Inspiring Older Readers

posted on 24 Jan 2024

The Midnight Washerwoman and other tales of Lower Brittany by Francois-Marie Luzel (translated and introduced by Michael Wilson)

For most us, stories come in formats that allow us to constantly revisit them in the medium in which they were originally created. Printed text, film, artworks even digital text can be preserved year after year and passed on to future generations. Interpretations and critical assessments may change but we think of our ever-growing body of stories as in some way concrete and permanent.

But, of course, it hasn’t always been so. In the past many of our songs and stories have been handed down orally and subject to a sort of individual and collective memory. Song writers and storytellers were creating their art for an audience that had limited or no literacy – and the artists themselves may well have had limited skills in reading and writing themselves.

It's also the case that spreading these songs or stories orally was limited by geography. The ability of people to travel was also constrained and so it’s hardly surprising that these collections of oral stories would tend to take on very local characteristics and potential audiences in further flung locations might never hear the rich wisdom of people from (what are now) relatively close neighbourhoods.
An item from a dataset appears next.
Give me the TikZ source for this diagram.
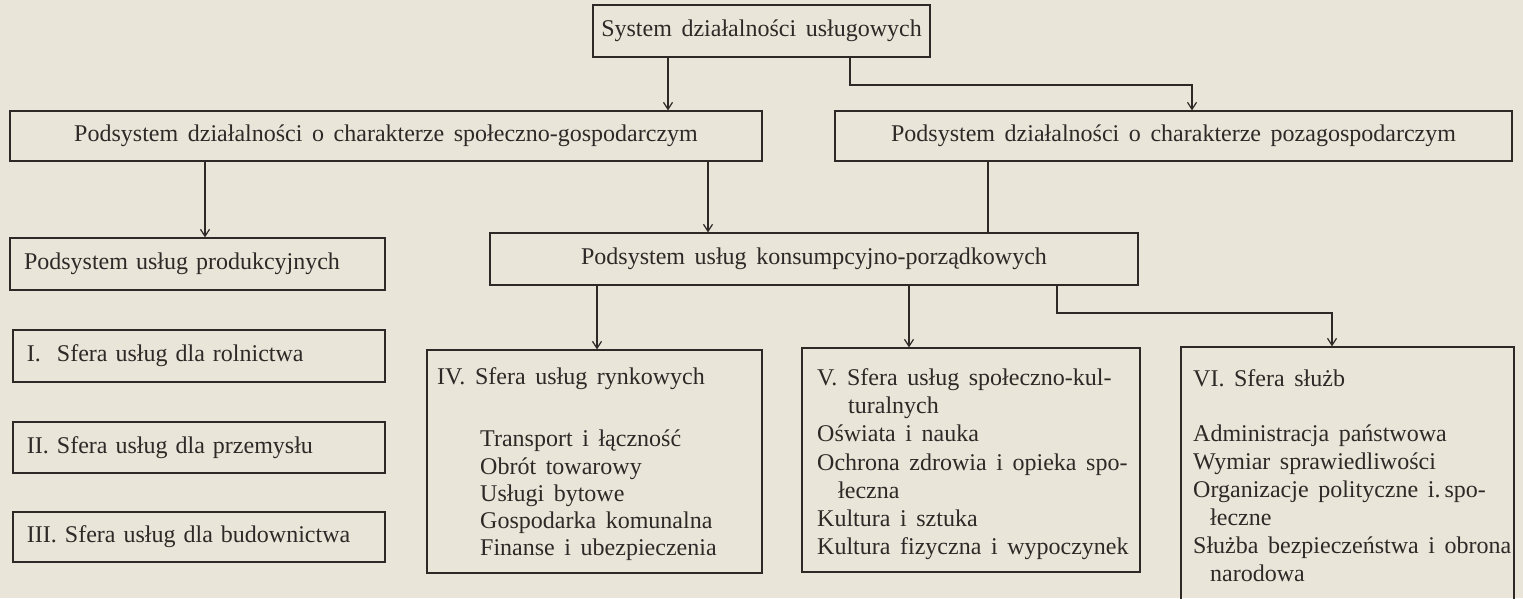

The danger that these stories might disappear as generation followed generation was obvious and this has prompted some dogged and bold individuals to do their best to capture these oral gems and set them down on paper (or in recordings) for the rest of us to experience. Francois-Marie Luzel was one of these conservators – a folklorist – who, in the late 19th century set about listening to and writing down the oral stories of his locality in Breton. He personally attended the local ‘veillees’ (storytelling gatherings) and diligently noted down what he was hearing.

Luzel’s stories are now brought to us for the first time by Professor Micheal Wilson from Loughborough University, who is also the Director of the Storytelling Academy. He also provides an informative Preface and Introduction that contextualises and explains the process Luzel undertook and considers the pros and cons of the approach he took.

It's also true, however, that simply writing down a story doesn’t wholly capture the actual storytelling experience. Telling a story is a performance, a small drama, that will be different each time it is told. And, inevitably, the boundaries of the story become flexible and bits drop out and other bits are added. Emphasis and meaning can change and the message the audience takes away can be ever changing. Professor Wilson confronts this head-on:

“I invite the reader, therefore, to look at these neglected stories first and foremost as performance texts, or perhaps improvised theatrical texts, to which I have added some information and thoughts about who performed and collected these particular versions, why and where they were performed, and to what purpose.”

By its nature, the oral tradition will often be ‘closed’ to outsiders because of idiosyncrasies in language use, pronunciation, local dialect etc. So putting down these stories in a way that can be enjoyed by a wider audience is also an act of translation. Again, Wilson is on the case:

“These texts that appear in this volume are translations of translations of transcriptions of oral texts…”

Effectively, Wilson explains, this is a five step process from Luzel witnessing the story, his taking notes, his subsequent ‘good copy’, a translation into French and, finally, Wilson’s translation to English. Phew!

Playfully enough, the stories themselves are presented here in five 'veillee' and can be experienced as if you were at your own storytelling evening. None of the stories are long and each very much feels like a framework that needs to brought to life with the telling and the dramatic actions of the teller – body language is the missing part of all of these tales and you’ll need to imagine that for yourselves.

All the usual subjects are here – ghosts, giants, sexual pranks, the rich and mighty being brought low, rogues who get away with it and rogues who get their comeuppance. These are very much stories of a rural community in which nature is both friend and foe and which needs to be explained by storytelling.

This book will be fascinating for anyone who has an interest in storytelling and the oral tradition and Professor Wilson has done a fine job of making a potentially obscure heritage of stories available and understandable to a modern audience. Published by Princeton University Press, you will be able to order this book from your local independent bookshop or directly from the Princeton University website.